The system was no help here. It will or can prevent over loading the crane. Either by boom to low or load to heavy. It will normally allow certain functions to happen to "fix" the issue. Winch down to put the load at rest then boom up. Retract the boom on a telescoping boom. If the system malfunctions it cab be over ridden.

I truthfully see such a system (roll over prevention) only having minimal benefit. Most accidents happen quickly. Everything is fine until it's not. Whether it's a hole, ditch, slipped off the edge of the road or who knows what.

My Father had a very close call mowing a road ditch with a compact utility (Long 260) and a 4 foot brush hog on it.

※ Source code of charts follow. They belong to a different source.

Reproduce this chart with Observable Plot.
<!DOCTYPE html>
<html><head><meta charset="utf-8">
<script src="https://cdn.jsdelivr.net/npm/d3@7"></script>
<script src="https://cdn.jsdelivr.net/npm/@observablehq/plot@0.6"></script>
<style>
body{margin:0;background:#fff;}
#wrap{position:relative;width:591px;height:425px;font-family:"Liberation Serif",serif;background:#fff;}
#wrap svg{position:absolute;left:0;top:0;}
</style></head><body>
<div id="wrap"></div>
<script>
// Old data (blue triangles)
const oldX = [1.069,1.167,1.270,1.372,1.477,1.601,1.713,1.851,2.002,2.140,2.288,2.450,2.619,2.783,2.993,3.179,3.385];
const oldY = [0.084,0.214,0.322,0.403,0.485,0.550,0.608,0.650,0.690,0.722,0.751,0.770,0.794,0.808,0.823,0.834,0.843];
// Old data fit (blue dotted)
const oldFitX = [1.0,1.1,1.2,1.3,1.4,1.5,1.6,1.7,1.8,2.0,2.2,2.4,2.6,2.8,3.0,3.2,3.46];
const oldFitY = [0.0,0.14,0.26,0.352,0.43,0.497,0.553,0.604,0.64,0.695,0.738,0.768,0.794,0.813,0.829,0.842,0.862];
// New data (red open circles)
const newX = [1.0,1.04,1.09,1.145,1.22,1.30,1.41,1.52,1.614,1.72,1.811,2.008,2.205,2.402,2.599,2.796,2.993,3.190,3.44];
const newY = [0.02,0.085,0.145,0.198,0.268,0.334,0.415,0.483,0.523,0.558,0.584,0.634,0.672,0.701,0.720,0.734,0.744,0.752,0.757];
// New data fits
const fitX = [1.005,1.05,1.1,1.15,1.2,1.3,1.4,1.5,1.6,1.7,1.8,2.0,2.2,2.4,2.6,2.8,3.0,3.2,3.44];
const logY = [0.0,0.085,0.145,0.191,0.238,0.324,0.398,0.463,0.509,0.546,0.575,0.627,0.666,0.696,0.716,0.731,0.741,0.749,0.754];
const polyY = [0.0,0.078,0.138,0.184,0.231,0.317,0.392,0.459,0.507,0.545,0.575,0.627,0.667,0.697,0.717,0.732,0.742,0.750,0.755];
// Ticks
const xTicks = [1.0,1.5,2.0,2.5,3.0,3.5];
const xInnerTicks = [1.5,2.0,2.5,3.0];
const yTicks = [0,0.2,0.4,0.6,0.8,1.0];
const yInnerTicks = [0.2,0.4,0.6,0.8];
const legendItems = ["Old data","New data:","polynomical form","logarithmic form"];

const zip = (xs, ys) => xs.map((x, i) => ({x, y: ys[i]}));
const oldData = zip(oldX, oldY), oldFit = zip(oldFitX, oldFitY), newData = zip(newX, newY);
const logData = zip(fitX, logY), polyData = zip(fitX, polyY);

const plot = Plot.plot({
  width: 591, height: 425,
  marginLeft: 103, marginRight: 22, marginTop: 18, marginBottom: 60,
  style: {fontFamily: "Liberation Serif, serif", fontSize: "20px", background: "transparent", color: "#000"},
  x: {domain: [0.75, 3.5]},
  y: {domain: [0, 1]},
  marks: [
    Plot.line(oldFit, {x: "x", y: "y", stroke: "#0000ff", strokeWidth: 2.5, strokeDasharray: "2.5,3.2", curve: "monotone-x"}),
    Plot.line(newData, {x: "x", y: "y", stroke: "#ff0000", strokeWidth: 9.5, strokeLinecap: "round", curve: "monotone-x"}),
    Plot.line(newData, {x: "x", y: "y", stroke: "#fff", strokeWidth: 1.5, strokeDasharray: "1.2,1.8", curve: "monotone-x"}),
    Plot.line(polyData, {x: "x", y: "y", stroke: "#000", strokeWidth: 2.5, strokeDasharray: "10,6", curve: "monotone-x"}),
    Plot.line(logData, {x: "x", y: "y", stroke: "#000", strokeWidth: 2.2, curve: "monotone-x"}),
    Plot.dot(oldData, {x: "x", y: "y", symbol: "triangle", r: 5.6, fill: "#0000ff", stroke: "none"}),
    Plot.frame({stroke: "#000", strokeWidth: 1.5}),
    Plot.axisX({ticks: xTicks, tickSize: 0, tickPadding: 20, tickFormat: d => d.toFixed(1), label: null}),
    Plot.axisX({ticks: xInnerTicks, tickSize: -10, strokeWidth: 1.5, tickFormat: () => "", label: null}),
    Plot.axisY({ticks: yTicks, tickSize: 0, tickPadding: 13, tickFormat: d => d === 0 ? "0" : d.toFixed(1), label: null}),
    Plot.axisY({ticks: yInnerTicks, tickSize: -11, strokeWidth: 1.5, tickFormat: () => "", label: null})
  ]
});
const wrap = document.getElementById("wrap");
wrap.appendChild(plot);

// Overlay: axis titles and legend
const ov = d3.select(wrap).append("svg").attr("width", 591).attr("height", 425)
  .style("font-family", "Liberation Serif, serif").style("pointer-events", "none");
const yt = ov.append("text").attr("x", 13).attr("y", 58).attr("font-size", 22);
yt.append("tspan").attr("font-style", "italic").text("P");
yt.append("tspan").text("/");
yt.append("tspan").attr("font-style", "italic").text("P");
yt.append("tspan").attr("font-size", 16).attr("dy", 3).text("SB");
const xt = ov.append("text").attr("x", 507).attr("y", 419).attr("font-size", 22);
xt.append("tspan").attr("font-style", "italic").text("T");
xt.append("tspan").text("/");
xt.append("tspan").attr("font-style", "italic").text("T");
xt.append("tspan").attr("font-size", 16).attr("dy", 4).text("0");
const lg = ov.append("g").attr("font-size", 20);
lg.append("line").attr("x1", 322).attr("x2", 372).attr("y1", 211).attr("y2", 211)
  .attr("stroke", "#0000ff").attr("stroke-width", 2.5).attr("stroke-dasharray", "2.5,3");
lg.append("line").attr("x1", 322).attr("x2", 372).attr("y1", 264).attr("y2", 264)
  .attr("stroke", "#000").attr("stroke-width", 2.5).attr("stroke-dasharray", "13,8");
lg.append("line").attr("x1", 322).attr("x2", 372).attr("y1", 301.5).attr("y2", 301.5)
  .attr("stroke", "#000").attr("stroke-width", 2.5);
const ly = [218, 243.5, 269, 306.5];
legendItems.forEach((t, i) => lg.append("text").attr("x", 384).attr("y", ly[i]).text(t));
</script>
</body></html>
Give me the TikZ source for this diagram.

However it wasn't because of the ditch being to steep. It was pretty tame and wouldn't give one pause at all. What happened was there was a woven wire fence with at least for around here typical 2 or 3 steel posts and then a wood post. As he was going along crowding the fence he came to a wood post that was broken off at the ground and leaning towards the direction he was coming from. So it was leaning East as he traveled West. R-1 ag tires on the tractor and the rear tire caught the top of the post perfectly. Instead of shoving it to the ground it climbed the post and rolled the tractor. No ROPS of any kind on it. The tractor went completely over but rolled back to it's side. That's the only reason my Father survived with only a sore back. We know it went that far because the steering wheel was mashed down and the muffler was bent. I'm attaching a photo of a Long 260. They were made in Romania. They were a crude little tractor but still capable of doing a variety of tasks. I attached a photo of a tractor like it. I was thinking the exhaust was on right but obviously my memory was wrong. I think the exhaust had a huge role in keeping the tractor going completely over.